Liquid keeps computer servers cool and quiet

U. LEEDS (UK) — Researchers are testing a liquid-cooled computer server that could reduce energy used for cooling by as much as 97 percent, experts calculate.

While most computers use air to cool their electronics, all of the components in the new server are completely immersed in liquid. The power-hungry fans of traditional computing are replaced by a silent next-generation liquid cooling process that relies on the natural convection of heat.


But the significance of the new Iceotope server lies less in the novelty of its design than in the bite it could take out of the huge electricity demands of the internet servers that form the fabric of our online lives.

Its designers calculate that the server cuts energy consumption for cooling by between 80 percent and 97 percent.

While the information industry enjoys an image of hyper efficiency and environmental friendliness, all Internet use relies on remote servers, which are usually housed in large data centers that must be constantly cooled to remain operational.

The reality is that the mobile apps, networked devices, and 24-hour Internet access on which we have come to rely are very energy hungry.

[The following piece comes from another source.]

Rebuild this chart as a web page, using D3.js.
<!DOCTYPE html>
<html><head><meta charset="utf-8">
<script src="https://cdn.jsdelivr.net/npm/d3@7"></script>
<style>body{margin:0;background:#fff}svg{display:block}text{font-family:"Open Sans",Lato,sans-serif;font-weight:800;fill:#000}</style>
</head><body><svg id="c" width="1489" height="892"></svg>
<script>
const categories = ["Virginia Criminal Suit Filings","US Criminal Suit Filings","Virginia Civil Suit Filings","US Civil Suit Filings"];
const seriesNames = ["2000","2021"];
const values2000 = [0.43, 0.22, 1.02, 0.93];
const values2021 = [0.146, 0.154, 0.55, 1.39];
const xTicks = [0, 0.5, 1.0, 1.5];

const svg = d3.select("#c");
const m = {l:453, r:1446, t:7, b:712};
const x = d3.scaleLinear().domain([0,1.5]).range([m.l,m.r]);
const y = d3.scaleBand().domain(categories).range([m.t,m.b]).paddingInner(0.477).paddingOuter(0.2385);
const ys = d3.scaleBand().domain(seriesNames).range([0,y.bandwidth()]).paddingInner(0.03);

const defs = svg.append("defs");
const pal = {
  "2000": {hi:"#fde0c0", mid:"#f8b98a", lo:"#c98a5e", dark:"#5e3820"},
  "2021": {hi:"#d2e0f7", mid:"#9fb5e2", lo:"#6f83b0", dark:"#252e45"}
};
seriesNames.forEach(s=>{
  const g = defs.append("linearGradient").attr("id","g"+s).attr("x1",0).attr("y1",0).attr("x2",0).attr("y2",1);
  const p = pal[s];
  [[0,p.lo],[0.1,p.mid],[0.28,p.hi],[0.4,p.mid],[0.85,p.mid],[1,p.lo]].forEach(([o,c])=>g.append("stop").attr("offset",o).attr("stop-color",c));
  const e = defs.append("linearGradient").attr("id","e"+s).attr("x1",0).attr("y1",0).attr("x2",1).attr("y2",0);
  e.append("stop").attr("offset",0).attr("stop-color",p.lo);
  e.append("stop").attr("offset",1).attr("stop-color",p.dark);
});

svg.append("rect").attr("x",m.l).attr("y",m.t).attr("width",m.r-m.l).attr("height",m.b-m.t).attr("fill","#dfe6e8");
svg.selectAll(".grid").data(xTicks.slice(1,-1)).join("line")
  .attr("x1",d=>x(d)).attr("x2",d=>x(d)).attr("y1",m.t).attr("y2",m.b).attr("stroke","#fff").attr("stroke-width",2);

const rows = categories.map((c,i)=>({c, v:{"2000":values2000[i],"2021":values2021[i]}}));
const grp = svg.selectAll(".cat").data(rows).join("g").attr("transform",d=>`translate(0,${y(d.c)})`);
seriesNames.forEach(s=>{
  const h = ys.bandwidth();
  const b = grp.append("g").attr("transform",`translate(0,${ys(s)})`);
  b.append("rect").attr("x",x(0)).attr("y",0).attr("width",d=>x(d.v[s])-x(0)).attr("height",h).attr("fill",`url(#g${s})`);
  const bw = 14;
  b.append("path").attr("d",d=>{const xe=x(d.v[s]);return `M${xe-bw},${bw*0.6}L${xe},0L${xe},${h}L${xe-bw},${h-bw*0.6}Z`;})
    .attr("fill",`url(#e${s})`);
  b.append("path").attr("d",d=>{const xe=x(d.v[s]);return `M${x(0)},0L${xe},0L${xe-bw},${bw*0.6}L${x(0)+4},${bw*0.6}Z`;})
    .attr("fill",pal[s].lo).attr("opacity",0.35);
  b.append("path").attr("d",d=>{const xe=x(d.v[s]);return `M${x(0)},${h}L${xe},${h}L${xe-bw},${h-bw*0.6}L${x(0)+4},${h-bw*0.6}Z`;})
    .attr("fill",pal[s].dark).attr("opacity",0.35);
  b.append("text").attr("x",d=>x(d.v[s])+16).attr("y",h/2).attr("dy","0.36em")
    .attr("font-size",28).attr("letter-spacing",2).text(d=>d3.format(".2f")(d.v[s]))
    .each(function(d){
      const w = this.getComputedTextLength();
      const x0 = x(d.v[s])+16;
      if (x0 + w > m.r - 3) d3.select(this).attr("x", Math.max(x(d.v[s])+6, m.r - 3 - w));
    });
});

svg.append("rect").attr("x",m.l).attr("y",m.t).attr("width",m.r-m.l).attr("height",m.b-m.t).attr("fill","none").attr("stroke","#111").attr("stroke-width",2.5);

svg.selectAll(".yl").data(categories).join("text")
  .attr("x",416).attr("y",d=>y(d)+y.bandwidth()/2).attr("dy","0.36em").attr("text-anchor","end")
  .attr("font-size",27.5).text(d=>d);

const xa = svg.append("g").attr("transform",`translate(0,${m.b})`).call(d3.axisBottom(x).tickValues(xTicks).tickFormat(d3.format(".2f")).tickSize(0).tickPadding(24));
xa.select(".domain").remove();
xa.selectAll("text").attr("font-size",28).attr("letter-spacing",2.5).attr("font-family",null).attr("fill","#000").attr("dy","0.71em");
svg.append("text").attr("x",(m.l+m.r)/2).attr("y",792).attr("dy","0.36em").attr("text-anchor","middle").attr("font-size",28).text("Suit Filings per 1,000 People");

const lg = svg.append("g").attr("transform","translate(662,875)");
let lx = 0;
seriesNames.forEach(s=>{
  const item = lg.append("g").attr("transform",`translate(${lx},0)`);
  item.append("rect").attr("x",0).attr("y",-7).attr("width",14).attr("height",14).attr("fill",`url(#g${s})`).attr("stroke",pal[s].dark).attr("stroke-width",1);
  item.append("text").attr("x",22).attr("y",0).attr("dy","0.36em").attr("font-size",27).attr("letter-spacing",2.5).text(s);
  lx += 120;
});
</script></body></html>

The UK company Iceotope designed and built its new server working with team of researchers led by Jon Summers from the University of Leeds’ School of Mechanical Engineering. The first production system has now been installed at Leeds after two years of testing prototypes.

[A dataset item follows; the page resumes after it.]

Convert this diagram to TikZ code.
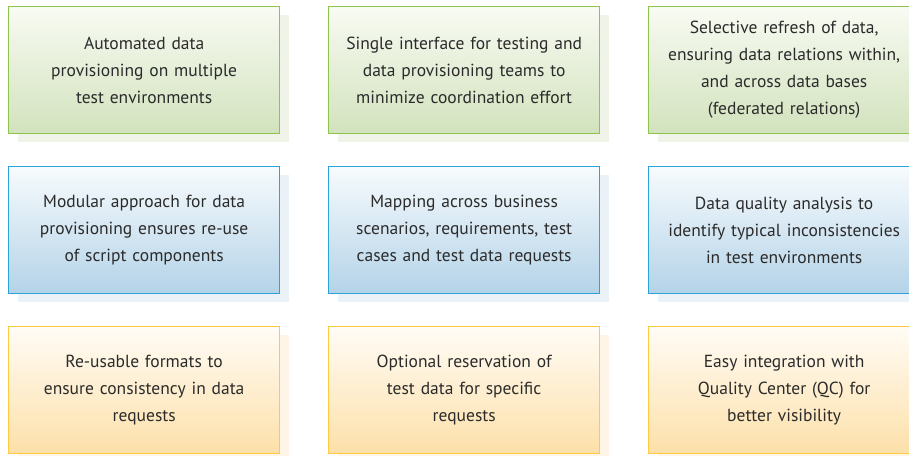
\documentclass[tikz,border=0pt]{standalone}
\usepackage{fontspec}
\setmainfont{PT Sans}
\usetikzlibrary{shadows}
\definecolor{txt}{HTML}{2B2B2B}
\definecolor{gB}{HTML}{8DC54C}
\definecolor{gT}{HTML}{F8FBF3}
\definecolor{gL}{HTML}{D2E2BD}
\definecolor{gS}{HTML}{EFF3E8}
\definecolor{bB}{HTML}{2AA4DB}
\definecolor{bT}{HTML}{F7FBFD}
\definecolor{bL}{HTML}{B4D3E8}
\definecolor{bS}{HTML}{EAF2F8}
\definecolor{oB}{HTML}{FFC940}
\definecolor{oT}{HTML}{FFFCF6}
\definecolor{oL}{HTML}{FDE0A9}
\definecolor{oS}{HTML}{FEF5E6}
\tikzset{
  card/.style={rectangle, anchor=north west, minimum width=271pt, minimum height=127pt,
    inner sep=0pt, line width=1.3pt, align=center, text width=266pt, text=txt,
    font=\fontsize{17.5}{27}\selectfont},
  greencard/.style={card, draw=gB, top color=gT, bottom color=gL,
    drop shadow={shadow xshift=9pt, shadow yshift=-8pt, fill=gS, opacity=1}},
  bluecard/.style={card, draw=bB, top color=bT, bottom color=bL,
    drop shadow={shadow xshift=9pt, shadow yshift=-8pt, fill=bS, opacity=1}},
  orangecard/.style={card, draw=oB, top color=oT, bottom color=oL,
    drop shadow={shadow xshift=9pt, shadow yshift=-8pt, fill=oS, opacity=1}},
}
\begin{document}
\begin{tikzpicture}[x=1pt, y=-1pt]
\useasboundingbox (0,0) rectangle (909,455);
\clip (0,0) rectangle (909,455);
\node[greencard] (a1) at (8,6) {Automated data\\provisioning on multiple\\test environments};
\node[greencard] (a2) at (328,6) {Single interface for testing and\\data provisioning teams to\\minimize coordination effort};
\node[greencard] (a3) at (648,6) {Selective refresh of data,\\ensuring data relations within,\\and across data bases\\(federated relations)};
\node[bluecard] (b1) at (8,166) {Modular approach for data\\provisioning ensures re-use\\of script components};
\node[bluecard] (b2) at (328,166) {Mapping across business\\scenarios, requirements, test\\cases and test data requests};
\node[bluecard] (b3) at (648,166) {Data quality analysis to\\identify typical inconsistencies\\in test environments};
\node[orangecard] (c1) at (8,326) {Re-usable formats to\\ensure consistency in data\\requests};
\node[orangecard] (c2) at (328,326) {Optional reservation of\\test data for specific\\requests};
\node[orangecard] (c3) at (648,326) {Easy integration with\\Quality Center (QC) for\\better visibility};
\end{tikzpicture}
\end{document}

Summers, whose team used computational fluid dynamics to model how the coolant flows through the new server’s components, says: “The liquid we are using is extraordinary stuff. You could throw your mobile phone in a tub of it and the phone would work perfectly.

“But the important thing for the future of computing and the Internet is that it is more than 1,000 times more effective at carrying heat than air.

“The cooling of servers is traditionally done using fans and air conditioning units, but air is a great insulator. We use it in double glazing. Why would you use it to cool a server?”

The non-flammable liquid coolant, called 3MTM NovecTM, can be in direct contact with electronics because it does not conduct electricity.

There is no equivalent of the noisy fans required by traditional computers and the server does not require an elaborate pump to move the coolant over its components.

Instead, a simple low energy pump, located at the bottom of the cabinet, pumps a secondary coolant (water) to the top where it cascades down throughout all 48 modules due to gravity.

The secondary coolant terminates at heat exchangers within the cabinet for transfer of heat to a third and final coolant, on an external loop, taking the heat away for external cooling or reuse.

The third coolant can be drawn from “grey water” sources such as rainwater or river water, further reducing the environmental impact of the server. Because of the high cooling efficiency of the system, the output water can reach temperatures of up to 50 degrees Centigrade, which can be used for heating and other uses.

“The fact that this system is completely enclosed raises a host of possibilities. It does not interact with its environment in the way an air-cooled server does, so you could put it in an extreme environment like the desert. It is also completely silent. You could have it on a submarine or in a classroom,” says Nikil Kapur, also from the University of Leeds’ School of Mechanical Engineering.